-- START OF Data provided --

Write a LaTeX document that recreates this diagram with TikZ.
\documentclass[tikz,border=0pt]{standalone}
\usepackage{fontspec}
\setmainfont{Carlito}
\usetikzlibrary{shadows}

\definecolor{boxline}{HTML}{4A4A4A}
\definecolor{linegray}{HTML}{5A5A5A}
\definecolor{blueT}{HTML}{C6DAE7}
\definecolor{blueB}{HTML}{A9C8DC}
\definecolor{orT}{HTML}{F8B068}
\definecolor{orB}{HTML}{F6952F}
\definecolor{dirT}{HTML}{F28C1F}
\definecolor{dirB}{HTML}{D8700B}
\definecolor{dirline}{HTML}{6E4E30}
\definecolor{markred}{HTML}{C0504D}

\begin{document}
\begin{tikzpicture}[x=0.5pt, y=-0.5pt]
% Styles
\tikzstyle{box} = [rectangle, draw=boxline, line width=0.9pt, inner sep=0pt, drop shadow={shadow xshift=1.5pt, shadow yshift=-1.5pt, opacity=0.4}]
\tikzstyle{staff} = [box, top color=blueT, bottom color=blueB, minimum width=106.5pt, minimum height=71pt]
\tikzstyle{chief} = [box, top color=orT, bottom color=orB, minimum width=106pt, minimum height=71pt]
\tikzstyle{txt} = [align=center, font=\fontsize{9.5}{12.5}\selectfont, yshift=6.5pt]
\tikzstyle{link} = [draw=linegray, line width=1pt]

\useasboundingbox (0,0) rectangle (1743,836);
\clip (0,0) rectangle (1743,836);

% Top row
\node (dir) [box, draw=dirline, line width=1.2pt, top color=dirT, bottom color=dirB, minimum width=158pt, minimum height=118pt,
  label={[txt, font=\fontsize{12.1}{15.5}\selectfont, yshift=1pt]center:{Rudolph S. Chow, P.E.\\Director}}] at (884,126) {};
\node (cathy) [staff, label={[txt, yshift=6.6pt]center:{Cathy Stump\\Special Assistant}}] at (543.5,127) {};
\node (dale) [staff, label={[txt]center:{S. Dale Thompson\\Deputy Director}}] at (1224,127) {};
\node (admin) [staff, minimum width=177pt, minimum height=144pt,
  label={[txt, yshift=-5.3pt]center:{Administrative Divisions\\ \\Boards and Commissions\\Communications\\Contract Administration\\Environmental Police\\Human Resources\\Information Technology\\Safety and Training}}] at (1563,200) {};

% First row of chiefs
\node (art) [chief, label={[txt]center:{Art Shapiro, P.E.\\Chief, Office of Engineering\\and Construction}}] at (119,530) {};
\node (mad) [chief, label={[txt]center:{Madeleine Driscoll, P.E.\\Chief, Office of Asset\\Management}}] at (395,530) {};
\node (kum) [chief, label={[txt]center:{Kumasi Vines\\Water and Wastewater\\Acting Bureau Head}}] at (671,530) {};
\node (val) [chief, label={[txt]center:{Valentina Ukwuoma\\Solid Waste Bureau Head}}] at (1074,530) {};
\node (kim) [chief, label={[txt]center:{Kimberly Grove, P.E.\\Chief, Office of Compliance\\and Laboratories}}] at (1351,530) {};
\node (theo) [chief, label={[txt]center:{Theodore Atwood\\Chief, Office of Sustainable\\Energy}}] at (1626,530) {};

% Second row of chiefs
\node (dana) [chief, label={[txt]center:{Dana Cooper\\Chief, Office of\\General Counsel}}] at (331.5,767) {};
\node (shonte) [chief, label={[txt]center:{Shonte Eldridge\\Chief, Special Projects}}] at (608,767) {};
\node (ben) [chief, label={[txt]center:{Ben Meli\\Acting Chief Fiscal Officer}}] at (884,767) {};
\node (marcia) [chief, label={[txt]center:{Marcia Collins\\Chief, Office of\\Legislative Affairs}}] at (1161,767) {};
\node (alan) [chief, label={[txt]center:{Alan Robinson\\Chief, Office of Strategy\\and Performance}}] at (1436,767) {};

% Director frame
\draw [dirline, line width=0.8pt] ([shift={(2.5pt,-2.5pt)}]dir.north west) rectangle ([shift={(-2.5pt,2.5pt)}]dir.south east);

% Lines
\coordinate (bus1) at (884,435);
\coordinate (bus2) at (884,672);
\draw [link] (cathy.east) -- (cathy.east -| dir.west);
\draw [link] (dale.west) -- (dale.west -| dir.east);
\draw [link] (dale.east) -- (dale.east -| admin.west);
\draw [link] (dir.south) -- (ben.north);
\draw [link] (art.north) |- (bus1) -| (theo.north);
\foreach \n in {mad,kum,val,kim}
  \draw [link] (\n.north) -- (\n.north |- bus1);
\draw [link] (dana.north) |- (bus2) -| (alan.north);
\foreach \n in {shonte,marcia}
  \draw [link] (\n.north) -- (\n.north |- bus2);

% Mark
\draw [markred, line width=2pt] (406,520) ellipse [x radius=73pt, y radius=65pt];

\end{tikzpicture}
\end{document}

-- END OF Data provided --
-- START OF Data provided --

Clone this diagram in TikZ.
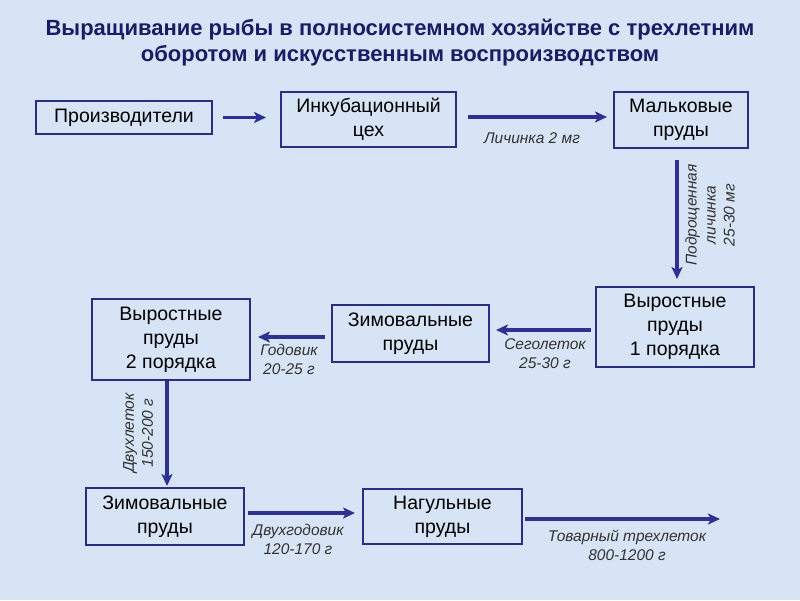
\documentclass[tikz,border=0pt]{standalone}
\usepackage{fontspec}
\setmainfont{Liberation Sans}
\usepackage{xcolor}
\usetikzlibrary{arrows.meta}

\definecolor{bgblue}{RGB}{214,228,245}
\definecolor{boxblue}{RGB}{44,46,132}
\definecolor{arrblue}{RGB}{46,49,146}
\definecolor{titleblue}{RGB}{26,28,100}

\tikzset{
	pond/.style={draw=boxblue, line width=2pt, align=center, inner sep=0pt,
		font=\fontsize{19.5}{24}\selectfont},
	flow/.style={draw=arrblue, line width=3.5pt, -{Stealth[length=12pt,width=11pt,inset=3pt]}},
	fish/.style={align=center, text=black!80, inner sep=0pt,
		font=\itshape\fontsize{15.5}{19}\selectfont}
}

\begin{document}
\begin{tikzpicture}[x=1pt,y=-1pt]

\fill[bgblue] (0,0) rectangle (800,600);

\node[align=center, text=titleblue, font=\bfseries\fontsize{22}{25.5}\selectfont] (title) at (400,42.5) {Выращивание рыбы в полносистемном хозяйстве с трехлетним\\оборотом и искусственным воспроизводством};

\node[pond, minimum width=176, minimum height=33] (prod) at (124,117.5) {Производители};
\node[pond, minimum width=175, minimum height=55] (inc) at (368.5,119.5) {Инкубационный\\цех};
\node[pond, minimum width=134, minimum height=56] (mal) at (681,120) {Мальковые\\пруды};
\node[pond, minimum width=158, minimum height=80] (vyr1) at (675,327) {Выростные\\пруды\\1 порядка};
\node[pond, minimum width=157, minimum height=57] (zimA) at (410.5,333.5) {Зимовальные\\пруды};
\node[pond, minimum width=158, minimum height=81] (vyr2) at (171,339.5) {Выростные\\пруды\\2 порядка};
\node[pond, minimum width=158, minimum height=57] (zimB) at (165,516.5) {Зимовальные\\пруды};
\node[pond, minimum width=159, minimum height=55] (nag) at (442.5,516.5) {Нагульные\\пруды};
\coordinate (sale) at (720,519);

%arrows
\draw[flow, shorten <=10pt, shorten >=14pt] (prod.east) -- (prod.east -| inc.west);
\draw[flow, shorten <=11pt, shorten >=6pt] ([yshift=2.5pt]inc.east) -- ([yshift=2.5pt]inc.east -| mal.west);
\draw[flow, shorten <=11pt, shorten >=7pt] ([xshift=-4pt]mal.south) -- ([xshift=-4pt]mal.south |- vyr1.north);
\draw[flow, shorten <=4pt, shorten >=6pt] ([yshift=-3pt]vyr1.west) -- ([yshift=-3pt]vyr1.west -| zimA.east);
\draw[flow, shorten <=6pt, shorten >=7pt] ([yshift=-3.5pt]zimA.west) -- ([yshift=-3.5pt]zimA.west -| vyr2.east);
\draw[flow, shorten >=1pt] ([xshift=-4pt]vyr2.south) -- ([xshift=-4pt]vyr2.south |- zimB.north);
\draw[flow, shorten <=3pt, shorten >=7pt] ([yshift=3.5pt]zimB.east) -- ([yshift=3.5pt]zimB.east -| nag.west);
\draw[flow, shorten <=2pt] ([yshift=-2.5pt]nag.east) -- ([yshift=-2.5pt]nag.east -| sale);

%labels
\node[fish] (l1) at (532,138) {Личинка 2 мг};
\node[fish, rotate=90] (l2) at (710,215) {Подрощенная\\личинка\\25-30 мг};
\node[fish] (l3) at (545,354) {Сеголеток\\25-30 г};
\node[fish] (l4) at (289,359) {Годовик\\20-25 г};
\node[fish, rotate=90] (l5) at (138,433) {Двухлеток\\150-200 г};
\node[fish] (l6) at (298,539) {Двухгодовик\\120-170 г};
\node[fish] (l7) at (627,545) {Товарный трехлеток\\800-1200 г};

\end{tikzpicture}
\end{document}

-- END OF Data provided --

What the task requires: Take the stretch from the line containing "Clone this diagram in TikZ." through the line containing "(sale) at (720,519);" and reproduce it exactly, both ends included. Omit the pictures.

Result for this exercise:
Clone this diagram in TikZ.
\documentclass[tikz,border=0pt]{standalone}
\usepackage{fontspec}
\setmainfont{Liberation Sans}
\usepackage{xcolor}
\usetikzlibrary{arrows.meta}

\definecolor{bgblue}{RGB}{214,228,245}
\definecolor{boxblue}{RGB}{44,46,132}
\definecolor{arrblue}{RGB}{46,49,146}
\definecolor{titleblue}{RGB}{26,28,100}

\tikzset{
	pond/.style={draw=boxblue, line width=2pt, align=center, inner sep=0pt,
		font=\fontsize{19.5}{24}\selectfont},
	flow/.style={draw=arrblue, line width=3.5pt, -{Stealth[length=12pt,width=11pt,inset=3pt]}},
	fish/.style={align=center, text=black!80, inner sep=0pt,
		font=\itshape\fontsize{15.5}{19}\selectfont}
}

\begin{document}
\begin{tikzpicture}[x=1pt,y=-1pt]

\fill[bgblue] (0,0) rectangle (800,600);

\node[align=center, text=titleblue, font=\bfseries\fontsize{22}{25.5}\selectfont] (title) at (400,42.5) {Выращивание рыбы в полносистемном хозяйстве с трехлетним\\оборотом и искусственным воспроизводством};

\node[pond, minimum width=176, minimum height=33] (prod) at (124,117.5) {Производители};
\node[pond, minimum width=175, minimum height=55] (inc) at (368.5,119.5) {Инкубационный\\цех};
\node[pond, minimum width=134, minimum height=56] (mal) at (681,120) {Мальковые\\пруды};
\node[pond, minimum width=158, minimum height=80] (vyr1) at (675,327) {Выростные\\пруды\\1 порядка};
\node[pond, minimum width=157, minimum height=57] (zimA) at (410.5,333.5) {Зимовальные\\пруды};
\node[pond, minimum width=158, minimum height=81] (vyr2) at (171,339.5) {Выростные\\пруды\\2 порядка};
\node[pond, minimum width=158, minimum height=57] (zimB) at (165,516.5) {Зимовальные\\пруды};
\node[pond, minimum width=159, minimum height=55] (nag) at (442.5,516.5) {Нагульные\\пруды};
\coordinate (sale) at (720,519);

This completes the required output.